O Pentecostes era uma festa religiosa dos judeus, inicialmente ligada à colheita e depois à entrega da Tábua das Leis no Monte Sinai. O início da igreja cristã assiste, como se vê, a uma manifestação análoga àquela fundadora para o judaísmo: segue a tradição mosaica – do patriarca Moisés –, embora a hierarquia religiosa judaica fosse hostil aos apóstolos. Uma hostilidade que era menor contra os hebreus locais do que contra os judeus "helenistas".
Os Atos relatam intrigas e falsos testemunhos contra inocentes acusados de blasfêmia. Ainda que as imputações fossem falsas, a verdade é que os cristãos helenistas resistem à herança rabínica do cristianismo da Palestina. Santo Estêvão, primeiro mártir da religião, desafia a hierarquia ao negar que Deus precisasse de um templo: "Mas Salomão lhe [a Deus] edificou a casa. Porém, o Excelso não habita em casas feitas por mãos humanas, como diz o profeta" (At, 7: 47-48). Ele é martirizado e tem início uma grande "perseguição à Igreja". Em At, 8:3, está presente o grande artífice do cristianismo, mas ainda como inimigo dos cristãos: Paulo, protagonista desta história.

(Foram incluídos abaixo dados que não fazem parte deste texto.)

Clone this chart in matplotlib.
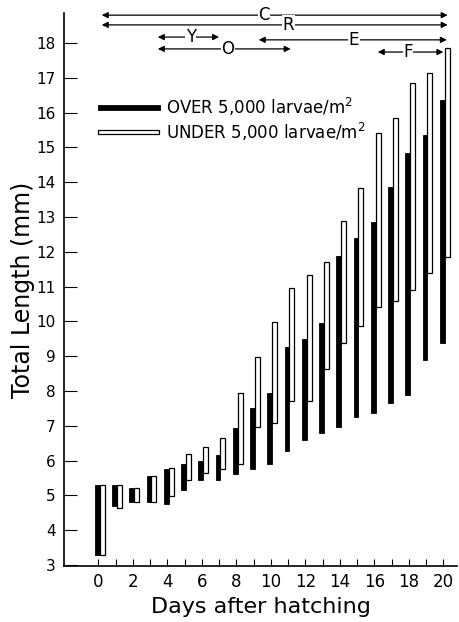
import matplotlib.pyplot as plt
from matplotlib.patches import Rectangle

# ---- data (mm) ----
days = list(range(21))

over_low = [3.3, 4.7, 4.8, 4.8, 4.75, 5.15, 5.45, 5.45, 5.6, 5.75, 5.9,
            6.28, 6.6, 6.8, 6.97, 7.25, 7.37, 7.66, 7.88, 8.89, 9.38]
over_high = [5.3, 5.3, 5.2, 5.55, 5.75, 5.9, 6.0, 6.15, 6.95, 7.5, 7.95,
             9.25, 9.5, 9.95, 11.88, 12.4, 12.86, 13.85, 14.85, 15.35, 16.35]

under_low = [3.3, 4.65, 4.8, 4.8, 4.98, 5.45, 5.65, 5.75, 5.9, 6.97, 7.08,
             7.71, 7.71, 8.63, 9.38, 9.87, 10.41, 10.58, 10.9, 11.39, 11.85]
under_high = [5.3, 5.3, 5.2, 5.55, 5.8, 6.2, 6.4, 6.65, 7.95, 8.98, 9.98,
              10.96, 11.33, 11.7, 12.88, 13.83, 15.4, 15.85, 16.85, 17.15, 17.85]

# stage arrows: label, start day, end day, height (mm)
stages = [
    ("C", 0.2, 20.25, 18.80),
    ("R", 0.2, 20.25, 18.52),
    ("Y", 3.45, 7.0, 18.17),
    ("E", 9.3, 20.2, 18.09),
    ("O", 3.45, 11.15, 17.83),
    ("F", 16.2, 20.0, 17.74),
]
label_pos = {"C": 9.6, "R": 11.0, "Y": 5.35, "E": 14.8, "O": 7.5, "F": 17.95}

yticks = list(range(3, 19))

# ==============================
# Plot
# ==============================
fig = plt.figure(figsize=(4.59, 6.22), dpi=100)
ax = fig.add_axes([0.139, 0.090, 0.857, 0.889])

for d, lo, hi in zip(days, over_low, over_high):
    ax.bar(d - 0.2, hi - lo, bottom=lo, width=0.27, align='edge',
           color='black', edgecolor='black', linewidth=0.6)
for d, lo, hi in zip(days, under_low, under_high):
    ax.bar(d + 0.07, hi - lo, bottom=lo, width=0.3, align='edge',
           color='white', edgecolor='black', linewidth=0.9)

# legend drawn by hand like the original
ax.add_patch(Rectangle((0.0, 16.08), 3.55, 0.15, facecolor='black',
                       edgecolor='black', lw=0.6))
ax.add_patch(Rectangle((0.0, 15.38), 3.5, 0.12, facecolor='white',
                       edgecolor='black', lw=0.9))
ax.text(3.9, 16.155, r'OVER 5,000 larvae/m$^{2}$', fontsize=12,
        va='center', ha='left')
ax.text(3.9, 15.44, r'UNDER 5,000 larvae/m$^{2}$', fontsize=12,
        va='center', ha='left')

# stage arrows along the top
for lab, x0, x1, yv in stages:
    ax.annotate('', xy=(x1, yv), xytext=(x0, yv),
                arrowprops=dict(arrowstyle='<|-|>', color='black', lw=0.9,
                                mutation_scale=9, shrinkA=0, shrinkB=0),
                annotation_clip=False)
    ax.text(label_pos[lab], yv, lab, fontsize=12, ha='center', va='center',
            bbox=dict(facecolor='white', edgecolor='none', pad=0.5))

ax.set_xlim(-2.0, 20.8)
ax.set_ylim(2.97, 18.86)

ax.spines['top'].set_visible(False)
ax.spines['right'].set_visible(False)
ax.spines['left'].set_linewidth(1.2)
ax.spines['bottom'].set_linewidth(1.2)

ax.set_yticks(yticks)
ax.set_xticks(days)
ax.set_xticklabels([str(d) if d % 2 == 0 else '' for d in days])
ax.tick_params(axis='y', direction='in', length=9, width=0.8, labelsize=11, pad=6)
ax.tick_params(axis='x', direction='in', length=5, width=0.8, labelsize=12, pad=5)

ax.set_xlabel('Days after hatching', fontsize=16, labelpad=4)
ax.set_ylabel('Total Length (mm)', fontsize=17, labelpad=1)

fig.savefig('out.png', dpi=100)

O cristianismo como uma ética das relações foi, sustenta Rodney Stark, um dos fatores de seu enraizamento na Antiguidade e de sua expansão em todas as classes e grupos sociais, com especial ênfase entre as mulheres. Se a visão de mundo cristã não era avessa ao "logos" grego, como aqui se escreveu, emprestava à família um acento estranho àquela cultura, o que foi logo percebido pelas mulheres. Elas, como sói acontecer, identificaram primeiro o amor de salvação.